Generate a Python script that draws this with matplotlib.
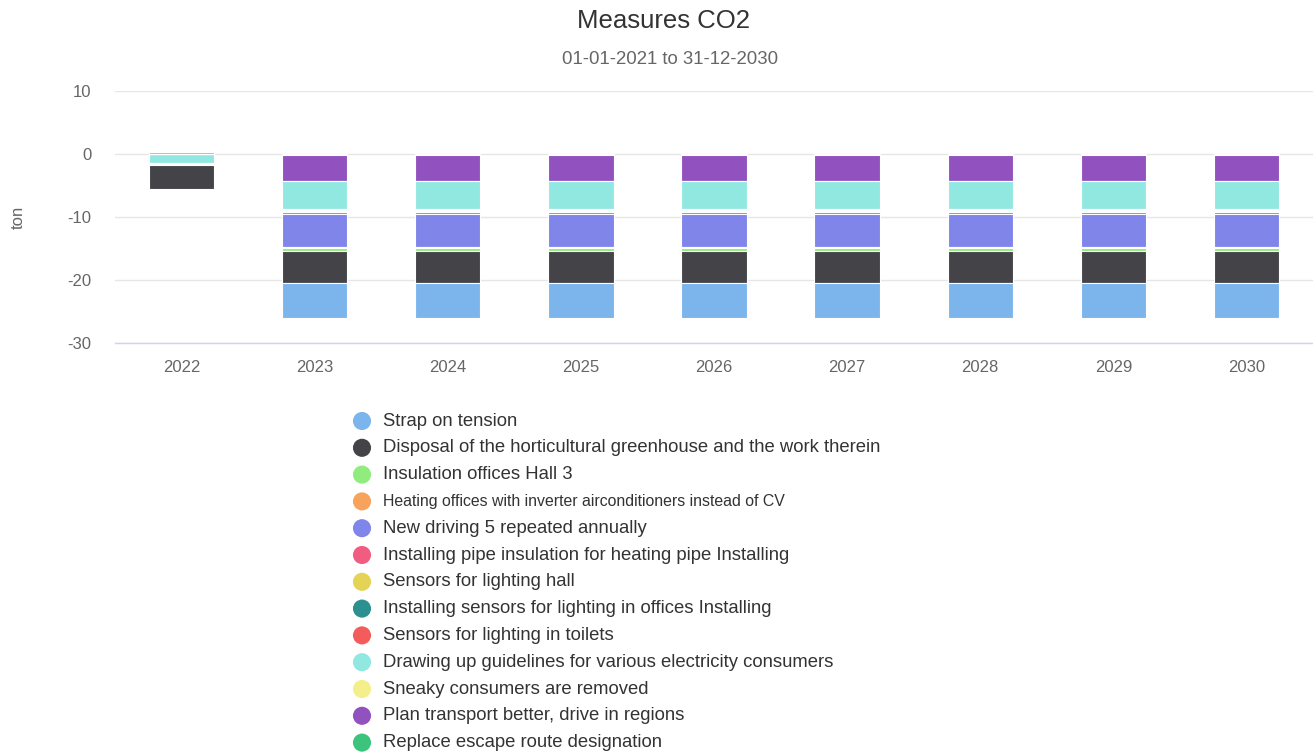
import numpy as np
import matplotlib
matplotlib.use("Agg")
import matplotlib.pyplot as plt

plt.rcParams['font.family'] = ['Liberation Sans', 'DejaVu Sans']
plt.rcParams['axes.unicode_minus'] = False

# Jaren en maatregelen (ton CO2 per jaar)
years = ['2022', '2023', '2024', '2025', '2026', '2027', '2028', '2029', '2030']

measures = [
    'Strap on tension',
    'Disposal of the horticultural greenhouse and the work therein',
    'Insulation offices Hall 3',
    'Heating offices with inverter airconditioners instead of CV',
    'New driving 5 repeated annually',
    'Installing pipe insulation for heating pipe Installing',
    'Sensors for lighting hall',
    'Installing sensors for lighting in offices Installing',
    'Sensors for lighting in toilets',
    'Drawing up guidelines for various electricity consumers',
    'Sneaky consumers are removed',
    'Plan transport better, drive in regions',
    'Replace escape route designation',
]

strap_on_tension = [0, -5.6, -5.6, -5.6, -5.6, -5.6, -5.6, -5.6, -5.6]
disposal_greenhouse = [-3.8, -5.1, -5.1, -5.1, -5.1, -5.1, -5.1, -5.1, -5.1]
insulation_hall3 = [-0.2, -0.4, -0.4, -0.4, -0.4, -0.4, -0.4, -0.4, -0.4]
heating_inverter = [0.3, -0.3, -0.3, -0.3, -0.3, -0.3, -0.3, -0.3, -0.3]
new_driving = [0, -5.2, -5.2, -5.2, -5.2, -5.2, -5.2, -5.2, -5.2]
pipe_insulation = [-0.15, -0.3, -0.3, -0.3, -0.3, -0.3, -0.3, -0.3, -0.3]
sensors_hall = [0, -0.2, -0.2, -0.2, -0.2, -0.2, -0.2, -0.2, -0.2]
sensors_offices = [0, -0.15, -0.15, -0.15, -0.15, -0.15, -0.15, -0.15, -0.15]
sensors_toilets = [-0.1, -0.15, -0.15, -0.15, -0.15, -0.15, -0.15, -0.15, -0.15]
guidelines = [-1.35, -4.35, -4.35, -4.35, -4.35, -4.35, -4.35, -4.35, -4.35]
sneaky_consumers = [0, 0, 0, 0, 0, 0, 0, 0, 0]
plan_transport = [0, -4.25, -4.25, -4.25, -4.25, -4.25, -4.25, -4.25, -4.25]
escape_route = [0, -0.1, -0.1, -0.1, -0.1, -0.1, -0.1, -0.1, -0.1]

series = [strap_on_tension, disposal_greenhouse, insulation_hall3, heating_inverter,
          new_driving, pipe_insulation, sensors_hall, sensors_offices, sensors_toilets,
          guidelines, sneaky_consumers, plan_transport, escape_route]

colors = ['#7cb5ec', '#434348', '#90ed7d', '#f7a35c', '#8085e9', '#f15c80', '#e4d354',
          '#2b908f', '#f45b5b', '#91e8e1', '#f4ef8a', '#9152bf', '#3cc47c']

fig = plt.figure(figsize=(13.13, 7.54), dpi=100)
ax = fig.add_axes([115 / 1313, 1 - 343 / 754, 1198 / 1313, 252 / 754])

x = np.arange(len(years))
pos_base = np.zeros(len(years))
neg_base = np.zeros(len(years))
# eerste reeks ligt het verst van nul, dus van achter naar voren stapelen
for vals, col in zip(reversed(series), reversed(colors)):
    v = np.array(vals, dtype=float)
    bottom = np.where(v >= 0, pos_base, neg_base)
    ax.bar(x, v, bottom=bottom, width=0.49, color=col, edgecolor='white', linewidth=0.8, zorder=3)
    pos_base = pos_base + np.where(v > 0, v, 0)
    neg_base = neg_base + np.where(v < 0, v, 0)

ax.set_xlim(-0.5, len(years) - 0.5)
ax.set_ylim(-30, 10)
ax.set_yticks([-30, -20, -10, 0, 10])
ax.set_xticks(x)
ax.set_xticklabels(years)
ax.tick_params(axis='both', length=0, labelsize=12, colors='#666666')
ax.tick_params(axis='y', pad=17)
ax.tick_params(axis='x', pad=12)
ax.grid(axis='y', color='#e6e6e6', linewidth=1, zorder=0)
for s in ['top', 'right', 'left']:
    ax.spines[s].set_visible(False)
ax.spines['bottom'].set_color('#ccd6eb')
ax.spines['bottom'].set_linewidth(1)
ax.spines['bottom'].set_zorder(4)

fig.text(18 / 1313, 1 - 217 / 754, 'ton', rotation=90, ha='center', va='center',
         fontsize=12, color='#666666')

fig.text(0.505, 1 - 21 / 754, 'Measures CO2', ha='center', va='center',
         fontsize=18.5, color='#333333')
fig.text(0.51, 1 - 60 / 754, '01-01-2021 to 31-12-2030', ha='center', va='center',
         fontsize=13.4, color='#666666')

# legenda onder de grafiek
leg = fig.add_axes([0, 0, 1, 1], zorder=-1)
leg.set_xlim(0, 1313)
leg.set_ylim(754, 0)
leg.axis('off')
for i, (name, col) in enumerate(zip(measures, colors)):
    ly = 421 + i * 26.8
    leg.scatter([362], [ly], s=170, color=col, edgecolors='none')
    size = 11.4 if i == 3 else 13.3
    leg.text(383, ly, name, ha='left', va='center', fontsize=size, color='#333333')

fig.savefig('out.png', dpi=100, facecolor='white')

§

● **Prompt**
All of the data needs repeating exactly, but the pictures do not.

● **Result of this exercise**
Generate a Python script that draws this with matplotlib.
import numpy as np
import matplotlib
matplotlib.use("Agg")
import matplotlib.pyplot as plt

plt.rcParams['font.family'] = ['Liberation Sans', 'DejaVu Sans']
plt.rcParams['axes.unicode_minus'] = False

# Jaren en maatregelen (ton CO2 per jaar)
years = ['2022', '2023', '2024', '2025', '2026', '2027', '2028', '2029', '2030']

measures = [
    'Strap on tension',
    'Disposal of the horticultural greenhouse and the work therein',
    'Insulation offices Hall 3',
    'Heating offices with inverter airconditioners instead of CV',
    'New driving 5 repeated annually',
    'Installing pipe insulation for heating pipe Installing',
    'Sensors for lighting hall',
    'Installing sensors for lighting in offices Installing',
    'Sensors for lighting in toilets',
    'Drawing up guidelines for various electricity consumers',
    'Sneaky consumers are removed',
    'Plan transport better, drive in regions',
    'Replace escape route designation',
]

strap_on_tension = [0, -5.6, -5.6, -5.6, -5.6, -5.6, -5.6, -5.6, -5.6]
disposal_greenhouse = [-3.8, -5.1, -5.1, -5.1, -5.1, -5.1, -5.1, -5.1, -5.1]
insulation_hall3 = [-0.2, -0.4, -0.4, -0.4, -0.4, -0.4, -0.4, -0.4, -0.4]
heating_inverter = [0.3, -0.3, -0.3, -0.3, -0.3, -0.3, -0.3, -0.3, -0.3]
new_driving = [0, -5.2, -5.2, -5.2, -5.2, -5.2, -5.2, -5.2, -5.2]
pipe_insulation = [-0.15, -0.3, -0.3, -0.3, -0.3, -0.3, -0.3, -0.3, -0.3]
sensors_hall = [0, -0.2, -0.2, -0.2, -0.2, -0.2, -0.2, -0.2, -0.2]
sensors_offices = [0, -0.15, -0.15, -0.15, -0.15, -0.15, -0.15, -0.15, -0.15]
sensors_toilets = [-0.1, -0.15, -0.15, -0.15, -0.15, -0.15, -0.15, -0.15, -0.15]
guidelines = [-1.35, -4.35, -4.35, -4.35, -4.35, -4.35, -4.35, -4.35, -4.35]
sneaky_consumers = [0, 0, 0, 0, 0, 0, 0, 0, 0]
plan_transport = [0, -4.25, -4.25, -4.25, -4.25, -4.25, -4.25, -4.25, -4.25]
escape_route = [0, -0.1, -0.1, -0.1, -0.1, -0.1, -0.1, -0.1, -0.1]

series = [strap_on_tension, disposal_greenhouse, insulation_hall3, heating_inverter,
          new_driving, pipe_insulation, sensors_hall, sensors_offices, sensors_toilets,
          guidelines, sneaky_consumers, plan_transport, escape_route]

colors = ['#7cb5ec', '#434348', '#90ed7d', '#f7a35c', '#8085e9', '#f15c80', '#e4d354',
          '#2b908f', '#f45b5b', '#91e8e1', '#f4ef8a', '#9152bf', '#3cc47c']

fig = plt.figure(figsize=(13.13, 7.54), dpi=100)
ax = fig.add_axes([115 / 1313, 1 - 343 / 754, 1198 / 1313, 252 / 754])

x = np.arange(len(years))
pos_base = np.zeros(len(years))
neg_base = np.zeros(len(years))
# eerste reeks ligt het verst van nul, dus van achter naar voren stapelen
for vals, col in zip(reversed(series), reversed(colors)):
    v = np.array(vals, dtype=float)
    bottom = np.where(v >= 0, pos_base, neg_base)
    ax.bar(x, v, bottom=bottom, width=0.49, color=col, edgecolor='white', linewidth=0.8, zorder=3)
    pos_base = pos_base + np.where(v > 0, v, 0)
    neg_base = neg_base + np.where(v < 0, v, 0)

ax.set_xlim(-0.5, len(years) - 0.5)
ax.set_ylim(-30, 10)
ax.set_yticks([-30, -20, -10, 0, 10])
ax.set_xticks(x)
ax.set_xticklabels(years)
ax.tick_params(axis='both', length=0, labelsize=12, colors='#666666')
ax.tick_params(axis='y', pad=17)
ax.tick_params(axis='x', pad=12)
ax.grid(axis='y', color='#e6e6e6', linewidth=1, zorder=0)
for s in ['top', 'right', 'left']:
    ax.spines[s].set_visible(False)
ax.spines['bottom'].set_color('#ccd6eb')
ax.spines['bottom'].set_linewidth(1)
ax.spines['bottom'].set_zorder(4)

fig.text(18 / 1313, 1 - 217 / 754, 'ton', rotation=90, ha='center', va='center',
         fontsize=12, color='#666666')

fig.text(0.505, 1 - 21 / 754, 'Measures CO2', ha='center', va='center',
         fontsize=18.5, color='#333333')
fig.text(0.51, 1 - 60 / 754, '01-01-2021 to 31-12-2030', ha='center', va='center',
         fontsize=13.4, color='#666666')

# legenda onder de grafiek
leg = fig.add_axes([0, 0, 1, 1], zorder=-1)
leg.set_xlim(0, 1313)
leg.set_ylim(754, 0)
leg.axis('off')
for i, (name, col) in enumerate(zip(measures, colors)):
    ly = 421 + i * 26.8
    leg.scatter([362], [ly], s=170, color=col, edgecolors='none')
    size = 11.4 if i == 3 else 13.3
    leg.text(383, ly, name, ha='left', va='center', fontsize=size, color='#333333')

fig.savefig('out.png', dpi=100, facecolor='white')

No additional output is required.